### Exercise requirements
Start at the line where "Clone this chart in D3.js." appears and end at the line where "const label = 'DejaVu" appears; repeat those lines exactly, both ends included, leaving pictures behind.

### Stored entries
----------
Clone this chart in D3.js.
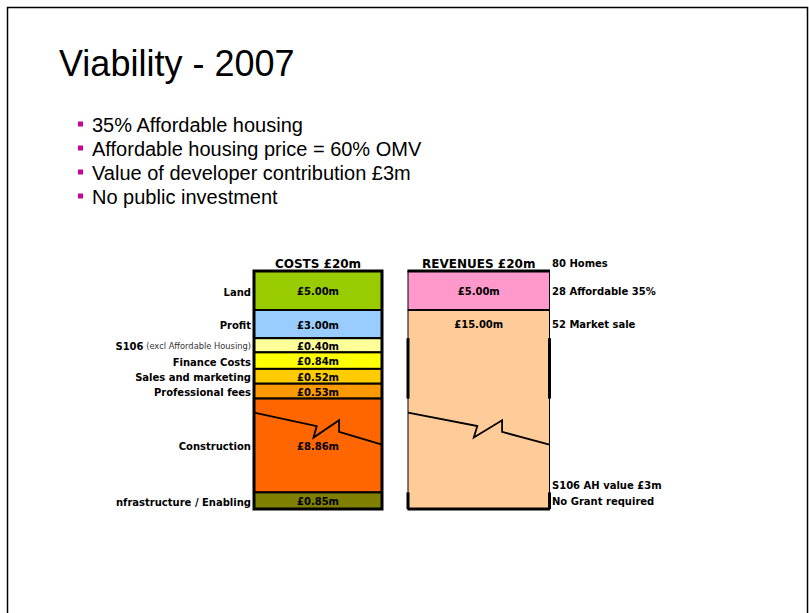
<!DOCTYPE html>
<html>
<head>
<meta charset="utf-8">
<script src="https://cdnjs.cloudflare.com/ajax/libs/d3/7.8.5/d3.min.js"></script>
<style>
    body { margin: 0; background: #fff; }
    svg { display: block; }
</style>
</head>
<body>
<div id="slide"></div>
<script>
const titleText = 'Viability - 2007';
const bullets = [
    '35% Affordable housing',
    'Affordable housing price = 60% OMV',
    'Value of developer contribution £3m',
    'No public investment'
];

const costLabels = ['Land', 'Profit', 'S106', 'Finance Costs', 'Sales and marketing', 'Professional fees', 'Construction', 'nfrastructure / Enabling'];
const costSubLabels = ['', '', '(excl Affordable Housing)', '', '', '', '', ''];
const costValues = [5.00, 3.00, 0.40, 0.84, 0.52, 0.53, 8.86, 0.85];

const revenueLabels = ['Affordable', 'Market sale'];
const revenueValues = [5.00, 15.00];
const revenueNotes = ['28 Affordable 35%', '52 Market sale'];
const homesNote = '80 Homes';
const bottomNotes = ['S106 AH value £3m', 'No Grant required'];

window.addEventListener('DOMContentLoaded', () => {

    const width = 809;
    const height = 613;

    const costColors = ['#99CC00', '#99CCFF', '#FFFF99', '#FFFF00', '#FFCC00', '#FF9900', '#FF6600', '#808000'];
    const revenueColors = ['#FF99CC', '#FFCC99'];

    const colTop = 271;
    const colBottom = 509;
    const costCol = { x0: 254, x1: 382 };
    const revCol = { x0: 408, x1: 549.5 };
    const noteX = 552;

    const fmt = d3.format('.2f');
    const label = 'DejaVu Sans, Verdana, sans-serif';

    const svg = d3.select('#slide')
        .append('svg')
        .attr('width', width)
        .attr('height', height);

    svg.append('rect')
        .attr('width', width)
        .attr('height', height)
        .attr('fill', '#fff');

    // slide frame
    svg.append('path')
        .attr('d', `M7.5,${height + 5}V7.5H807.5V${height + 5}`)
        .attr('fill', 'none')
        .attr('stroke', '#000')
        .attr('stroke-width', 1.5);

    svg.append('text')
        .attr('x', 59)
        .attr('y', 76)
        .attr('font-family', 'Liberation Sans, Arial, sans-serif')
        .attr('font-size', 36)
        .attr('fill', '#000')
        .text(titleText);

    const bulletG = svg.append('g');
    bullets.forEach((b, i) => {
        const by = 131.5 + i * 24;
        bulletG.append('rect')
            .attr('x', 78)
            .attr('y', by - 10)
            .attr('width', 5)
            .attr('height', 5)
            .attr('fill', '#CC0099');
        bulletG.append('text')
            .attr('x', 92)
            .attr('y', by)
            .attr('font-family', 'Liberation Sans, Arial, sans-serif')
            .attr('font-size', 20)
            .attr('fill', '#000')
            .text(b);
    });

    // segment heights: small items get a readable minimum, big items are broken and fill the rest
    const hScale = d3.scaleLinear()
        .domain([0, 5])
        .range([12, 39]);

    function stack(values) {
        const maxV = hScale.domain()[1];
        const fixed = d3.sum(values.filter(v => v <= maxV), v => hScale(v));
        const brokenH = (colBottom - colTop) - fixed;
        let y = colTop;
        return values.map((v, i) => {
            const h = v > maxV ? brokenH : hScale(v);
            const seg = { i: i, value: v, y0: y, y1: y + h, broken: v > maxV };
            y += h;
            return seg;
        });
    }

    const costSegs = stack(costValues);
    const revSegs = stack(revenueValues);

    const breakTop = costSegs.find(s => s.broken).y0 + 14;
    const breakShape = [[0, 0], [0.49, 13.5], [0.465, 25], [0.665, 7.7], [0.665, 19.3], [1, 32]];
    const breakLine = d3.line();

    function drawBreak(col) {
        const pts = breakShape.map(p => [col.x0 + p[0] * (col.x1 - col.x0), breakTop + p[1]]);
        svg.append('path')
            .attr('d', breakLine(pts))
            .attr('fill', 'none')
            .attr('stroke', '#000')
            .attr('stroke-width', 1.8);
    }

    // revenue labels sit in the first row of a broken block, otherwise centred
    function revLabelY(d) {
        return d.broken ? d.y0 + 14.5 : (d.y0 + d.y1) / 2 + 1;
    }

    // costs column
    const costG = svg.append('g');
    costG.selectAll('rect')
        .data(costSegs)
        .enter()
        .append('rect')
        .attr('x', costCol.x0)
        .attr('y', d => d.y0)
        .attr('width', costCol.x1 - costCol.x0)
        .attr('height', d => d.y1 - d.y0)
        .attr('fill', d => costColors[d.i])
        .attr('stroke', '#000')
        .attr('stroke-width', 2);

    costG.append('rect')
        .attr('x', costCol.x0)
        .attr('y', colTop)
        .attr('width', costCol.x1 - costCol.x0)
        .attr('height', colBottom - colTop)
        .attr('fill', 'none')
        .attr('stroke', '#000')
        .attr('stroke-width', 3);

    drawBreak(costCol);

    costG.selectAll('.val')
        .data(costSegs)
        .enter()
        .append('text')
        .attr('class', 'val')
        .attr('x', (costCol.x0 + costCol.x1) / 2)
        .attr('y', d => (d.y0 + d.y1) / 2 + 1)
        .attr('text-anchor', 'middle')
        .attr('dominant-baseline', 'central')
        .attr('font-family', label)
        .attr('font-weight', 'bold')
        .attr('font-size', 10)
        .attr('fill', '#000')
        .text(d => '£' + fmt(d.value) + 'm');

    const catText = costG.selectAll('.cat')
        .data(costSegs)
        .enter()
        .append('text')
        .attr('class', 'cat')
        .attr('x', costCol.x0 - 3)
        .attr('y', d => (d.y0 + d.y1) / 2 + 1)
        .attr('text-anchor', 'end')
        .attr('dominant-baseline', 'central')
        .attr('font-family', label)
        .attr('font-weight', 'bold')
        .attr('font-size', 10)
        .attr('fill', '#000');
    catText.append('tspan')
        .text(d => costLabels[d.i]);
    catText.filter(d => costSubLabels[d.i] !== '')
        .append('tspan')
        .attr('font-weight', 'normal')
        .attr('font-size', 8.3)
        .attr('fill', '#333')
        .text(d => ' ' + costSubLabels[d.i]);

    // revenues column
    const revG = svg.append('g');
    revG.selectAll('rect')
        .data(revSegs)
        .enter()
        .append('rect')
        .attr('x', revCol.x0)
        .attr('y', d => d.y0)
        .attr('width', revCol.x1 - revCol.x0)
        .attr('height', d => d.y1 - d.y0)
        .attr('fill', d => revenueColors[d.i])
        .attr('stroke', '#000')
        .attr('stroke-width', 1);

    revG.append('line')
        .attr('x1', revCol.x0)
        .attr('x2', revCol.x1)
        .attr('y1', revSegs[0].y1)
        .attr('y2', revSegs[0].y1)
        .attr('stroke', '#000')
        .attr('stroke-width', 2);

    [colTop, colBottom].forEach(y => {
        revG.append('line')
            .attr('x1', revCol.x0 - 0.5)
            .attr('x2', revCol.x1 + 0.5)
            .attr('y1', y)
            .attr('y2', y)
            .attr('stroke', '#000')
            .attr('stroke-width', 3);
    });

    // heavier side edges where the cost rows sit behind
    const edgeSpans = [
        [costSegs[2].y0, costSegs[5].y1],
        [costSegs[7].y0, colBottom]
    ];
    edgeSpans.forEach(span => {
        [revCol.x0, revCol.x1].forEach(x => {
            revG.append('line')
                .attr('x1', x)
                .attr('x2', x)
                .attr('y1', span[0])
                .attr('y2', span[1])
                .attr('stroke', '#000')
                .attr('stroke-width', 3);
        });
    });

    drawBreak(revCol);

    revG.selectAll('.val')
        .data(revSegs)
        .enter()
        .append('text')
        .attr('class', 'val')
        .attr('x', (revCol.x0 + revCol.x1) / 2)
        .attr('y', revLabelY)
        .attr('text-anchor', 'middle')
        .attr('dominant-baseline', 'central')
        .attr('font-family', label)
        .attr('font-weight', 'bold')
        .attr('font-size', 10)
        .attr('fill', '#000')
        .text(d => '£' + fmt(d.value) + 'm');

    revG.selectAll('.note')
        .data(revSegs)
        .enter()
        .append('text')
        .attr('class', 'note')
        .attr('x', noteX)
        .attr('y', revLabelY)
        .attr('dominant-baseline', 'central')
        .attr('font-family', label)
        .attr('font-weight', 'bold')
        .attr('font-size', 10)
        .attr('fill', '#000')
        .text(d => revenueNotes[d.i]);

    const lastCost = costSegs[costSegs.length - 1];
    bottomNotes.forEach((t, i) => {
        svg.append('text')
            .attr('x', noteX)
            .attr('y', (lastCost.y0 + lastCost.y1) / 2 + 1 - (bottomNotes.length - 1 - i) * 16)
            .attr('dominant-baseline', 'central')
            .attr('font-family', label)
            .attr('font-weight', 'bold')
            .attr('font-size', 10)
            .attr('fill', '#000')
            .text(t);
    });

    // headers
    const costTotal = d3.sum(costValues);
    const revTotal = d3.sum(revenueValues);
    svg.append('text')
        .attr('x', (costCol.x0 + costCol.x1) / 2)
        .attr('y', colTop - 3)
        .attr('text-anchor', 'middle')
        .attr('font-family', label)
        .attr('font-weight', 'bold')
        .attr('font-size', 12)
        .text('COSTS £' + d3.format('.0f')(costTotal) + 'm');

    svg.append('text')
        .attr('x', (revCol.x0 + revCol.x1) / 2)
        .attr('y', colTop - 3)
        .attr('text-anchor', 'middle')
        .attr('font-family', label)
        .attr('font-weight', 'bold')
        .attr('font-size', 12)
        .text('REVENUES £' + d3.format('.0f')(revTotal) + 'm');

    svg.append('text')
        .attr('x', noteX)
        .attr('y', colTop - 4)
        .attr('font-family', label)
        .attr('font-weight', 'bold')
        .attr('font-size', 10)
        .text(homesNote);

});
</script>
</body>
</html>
----------
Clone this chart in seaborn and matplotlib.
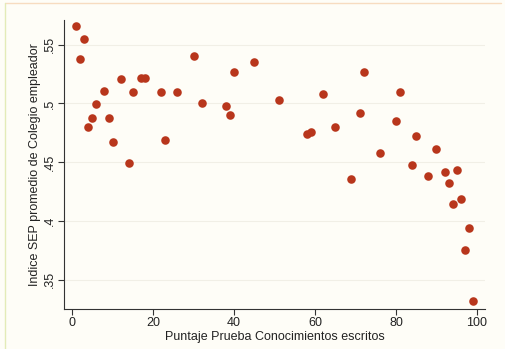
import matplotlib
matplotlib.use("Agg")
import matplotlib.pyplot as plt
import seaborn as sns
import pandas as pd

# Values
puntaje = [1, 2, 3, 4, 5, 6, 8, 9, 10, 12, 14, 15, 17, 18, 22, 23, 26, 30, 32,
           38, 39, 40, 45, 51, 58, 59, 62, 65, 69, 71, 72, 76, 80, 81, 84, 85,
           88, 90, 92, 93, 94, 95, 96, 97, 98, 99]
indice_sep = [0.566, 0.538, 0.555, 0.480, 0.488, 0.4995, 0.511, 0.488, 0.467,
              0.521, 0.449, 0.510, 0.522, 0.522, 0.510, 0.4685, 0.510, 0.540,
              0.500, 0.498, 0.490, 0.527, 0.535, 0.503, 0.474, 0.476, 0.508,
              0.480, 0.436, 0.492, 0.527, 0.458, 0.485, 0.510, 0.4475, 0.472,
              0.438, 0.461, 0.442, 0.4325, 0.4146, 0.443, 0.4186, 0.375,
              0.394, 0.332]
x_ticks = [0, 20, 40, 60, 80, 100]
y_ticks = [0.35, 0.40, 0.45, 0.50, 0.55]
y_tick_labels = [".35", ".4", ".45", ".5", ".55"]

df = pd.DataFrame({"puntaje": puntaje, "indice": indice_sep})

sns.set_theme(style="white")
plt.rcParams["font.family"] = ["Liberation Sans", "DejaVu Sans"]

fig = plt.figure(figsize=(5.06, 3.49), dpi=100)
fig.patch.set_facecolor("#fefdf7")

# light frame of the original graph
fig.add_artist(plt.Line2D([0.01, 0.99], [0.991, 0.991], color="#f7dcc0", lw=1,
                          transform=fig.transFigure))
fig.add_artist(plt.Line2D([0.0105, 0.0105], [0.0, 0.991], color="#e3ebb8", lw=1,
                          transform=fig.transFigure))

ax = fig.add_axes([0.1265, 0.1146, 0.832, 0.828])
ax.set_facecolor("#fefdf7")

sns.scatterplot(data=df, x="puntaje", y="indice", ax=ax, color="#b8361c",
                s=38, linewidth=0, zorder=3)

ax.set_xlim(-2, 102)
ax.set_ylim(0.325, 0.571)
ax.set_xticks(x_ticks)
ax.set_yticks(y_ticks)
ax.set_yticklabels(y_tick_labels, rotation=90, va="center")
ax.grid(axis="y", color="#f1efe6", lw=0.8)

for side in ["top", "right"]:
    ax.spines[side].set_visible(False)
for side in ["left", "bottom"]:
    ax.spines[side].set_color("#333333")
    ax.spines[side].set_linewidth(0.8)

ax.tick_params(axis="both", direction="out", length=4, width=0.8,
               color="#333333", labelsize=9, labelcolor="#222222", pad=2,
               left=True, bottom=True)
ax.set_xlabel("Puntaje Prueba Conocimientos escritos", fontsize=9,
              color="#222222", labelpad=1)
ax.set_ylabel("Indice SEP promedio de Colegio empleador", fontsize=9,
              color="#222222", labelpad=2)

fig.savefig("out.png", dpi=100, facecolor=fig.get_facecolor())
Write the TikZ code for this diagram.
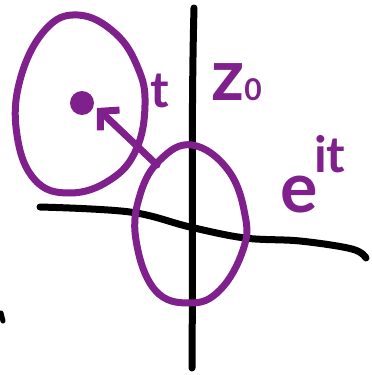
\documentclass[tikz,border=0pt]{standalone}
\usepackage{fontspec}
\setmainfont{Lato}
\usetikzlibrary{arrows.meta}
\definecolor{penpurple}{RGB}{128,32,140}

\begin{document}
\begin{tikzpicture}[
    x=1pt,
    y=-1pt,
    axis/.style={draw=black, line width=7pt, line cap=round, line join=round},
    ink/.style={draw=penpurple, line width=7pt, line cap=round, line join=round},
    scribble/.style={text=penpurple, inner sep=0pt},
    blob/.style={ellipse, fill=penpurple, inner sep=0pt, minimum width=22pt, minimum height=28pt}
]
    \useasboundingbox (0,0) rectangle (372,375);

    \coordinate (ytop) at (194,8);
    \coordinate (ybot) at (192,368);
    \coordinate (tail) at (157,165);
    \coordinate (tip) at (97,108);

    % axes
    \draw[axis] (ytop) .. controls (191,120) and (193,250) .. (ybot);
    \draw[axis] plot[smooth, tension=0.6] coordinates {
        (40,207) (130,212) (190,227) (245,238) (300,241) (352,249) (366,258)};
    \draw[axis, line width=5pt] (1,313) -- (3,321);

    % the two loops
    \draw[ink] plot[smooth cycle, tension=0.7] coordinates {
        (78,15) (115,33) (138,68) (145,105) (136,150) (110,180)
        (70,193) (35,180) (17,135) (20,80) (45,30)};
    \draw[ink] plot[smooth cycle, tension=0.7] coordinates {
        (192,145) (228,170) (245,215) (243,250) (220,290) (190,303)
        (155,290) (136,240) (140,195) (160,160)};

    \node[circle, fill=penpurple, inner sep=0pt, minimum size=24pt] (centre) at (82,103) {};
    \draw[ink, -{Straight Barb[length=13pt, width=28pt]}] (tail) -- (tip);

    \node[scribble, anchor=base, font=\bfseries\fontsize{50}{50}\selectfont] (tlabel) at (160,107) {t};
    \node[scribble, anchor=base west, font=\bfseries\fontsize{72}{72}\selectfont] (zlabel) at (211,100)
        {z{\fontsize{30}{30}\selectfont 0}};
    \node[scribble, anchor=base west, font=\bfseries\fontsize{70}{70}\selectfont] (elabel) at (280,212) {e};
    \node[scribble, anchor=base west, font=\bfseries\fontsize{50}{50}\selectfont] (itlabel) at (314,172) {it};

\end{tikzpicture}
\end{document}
----------
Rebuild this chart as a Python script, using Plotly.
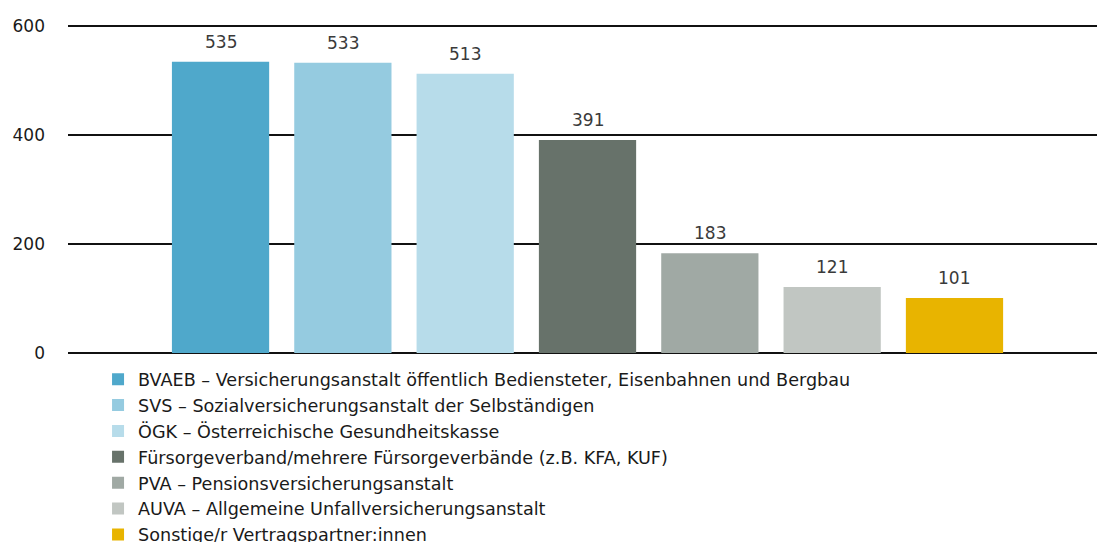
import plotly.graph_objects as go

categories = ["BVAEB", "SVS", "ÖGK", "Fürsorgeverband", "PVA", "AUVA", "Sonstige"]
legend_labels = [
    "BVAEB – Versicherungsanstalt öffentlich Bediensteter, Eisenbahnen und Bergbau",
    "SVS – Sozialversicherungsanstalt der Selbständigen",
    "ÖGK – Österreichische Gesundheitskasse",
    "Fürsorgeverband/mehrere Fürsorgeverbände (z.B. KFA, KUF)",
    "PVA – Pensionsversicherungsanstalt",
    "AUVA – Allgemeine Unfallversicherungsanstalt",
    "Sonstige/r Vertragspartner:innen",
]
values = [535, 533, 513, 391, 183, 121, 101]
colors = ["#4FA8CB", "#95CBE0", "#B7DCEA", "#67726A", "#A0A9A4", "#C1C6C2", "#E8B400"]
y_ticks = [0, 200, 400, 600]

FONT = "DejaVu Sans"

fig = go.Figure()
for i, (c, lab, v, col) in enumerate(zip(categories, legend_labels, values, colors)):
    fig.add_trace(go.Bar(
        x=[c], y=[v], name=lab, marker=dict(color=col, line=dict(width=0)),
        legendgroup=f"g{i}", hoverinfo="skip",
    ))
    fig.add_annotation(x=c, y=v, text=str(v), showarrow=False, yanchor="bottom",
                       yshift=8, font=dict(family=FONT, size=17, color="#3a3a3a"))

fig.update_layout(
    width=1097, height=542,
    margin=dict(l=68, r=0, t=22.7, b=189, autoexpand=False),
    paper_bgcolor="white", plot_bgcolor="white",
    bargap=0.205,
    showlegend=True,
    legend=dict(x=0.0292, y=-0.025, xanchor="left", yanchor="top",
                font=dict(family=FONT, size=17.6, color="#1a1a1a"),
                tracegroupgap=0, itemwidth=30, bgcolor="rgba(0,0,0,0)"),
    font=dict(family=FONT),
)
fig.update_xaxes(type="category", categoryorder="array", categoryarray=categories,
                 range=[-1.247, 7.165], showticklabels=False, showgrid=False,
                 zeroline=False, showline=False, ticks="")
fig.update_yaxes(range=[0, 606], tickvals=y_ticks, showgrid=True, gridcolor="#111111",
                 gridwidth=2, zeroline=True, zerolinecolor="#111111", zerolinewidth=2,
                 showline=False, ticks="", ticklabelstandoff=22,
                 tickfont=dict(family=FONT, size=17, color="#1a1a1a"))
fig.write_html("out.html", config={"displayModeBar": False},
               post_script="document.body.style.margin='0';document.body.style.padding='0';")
----------
### The answer
Clone this chart in D3.js.
<!DOCTYPE html>
<html>
<head>
<meta charset="utf-8">
<script src="https://cdnjs.cloudflare.com/ajax/libs/d3/7.8.5/d3.min.js"></script>
<style>
    body { margin: 0; background: #fff; }
    svg { display: block; }
</style>
</head>
<body>
<div id="slide"></div>
<script>
const titleText = 'Viability - 2007';
const bullets = [
    '35% Affordable housing',
    'Affordable housing price = 60% OMV',
    'Value of developer contribution £3m',
    'No public investment'
];

const costLabels = ['Land', 'Profit', 'S106', 'Finance Costs', 'Sales and marketing', 'Professional fees', 'Construction', 'nfrastructure / Enabling'];
const costSubLabels = ['', '', '(excl Affordable Housing)', '', '', '', '', ''];
const costValues = [5.00, 3.00, 0.40, 0.84, 0.52, 0.53, 8.86, 0.85];

const revenueLabels = ['Affordable', 'Market sale'];
const revenueValues = [5.00, 15.00];
const revenueNotes = ['28 Affordable 35%', '52 Market sale'];
const homesNote = '80 Homes';
const bottomNotes = ['S106 AH value £3m', 'No Grant required'];

window.addEventListener('DOMContentLoaded', () => {

    const width = 809;
    const height = 613;

    const costColors = ['#99CC00', '#99CCFF', '#FFFF99', '#FFFF00', '#FFCC00', '#FF9900', '#FF6600', '#808000'];
    const revenueColors = ['#FF99CC', '#FFCC99'];

    const colTop = 271;
    const colBottom = 509;
    const costCol = { x0: 254, x1: 382 };
    const revCol = { x0: 408, x1: 549.5 };
    const noteX = 552;

    const fmt = d3.format('.2f');
    const label = 'DejaVu Sans, Verdana, sans-serif';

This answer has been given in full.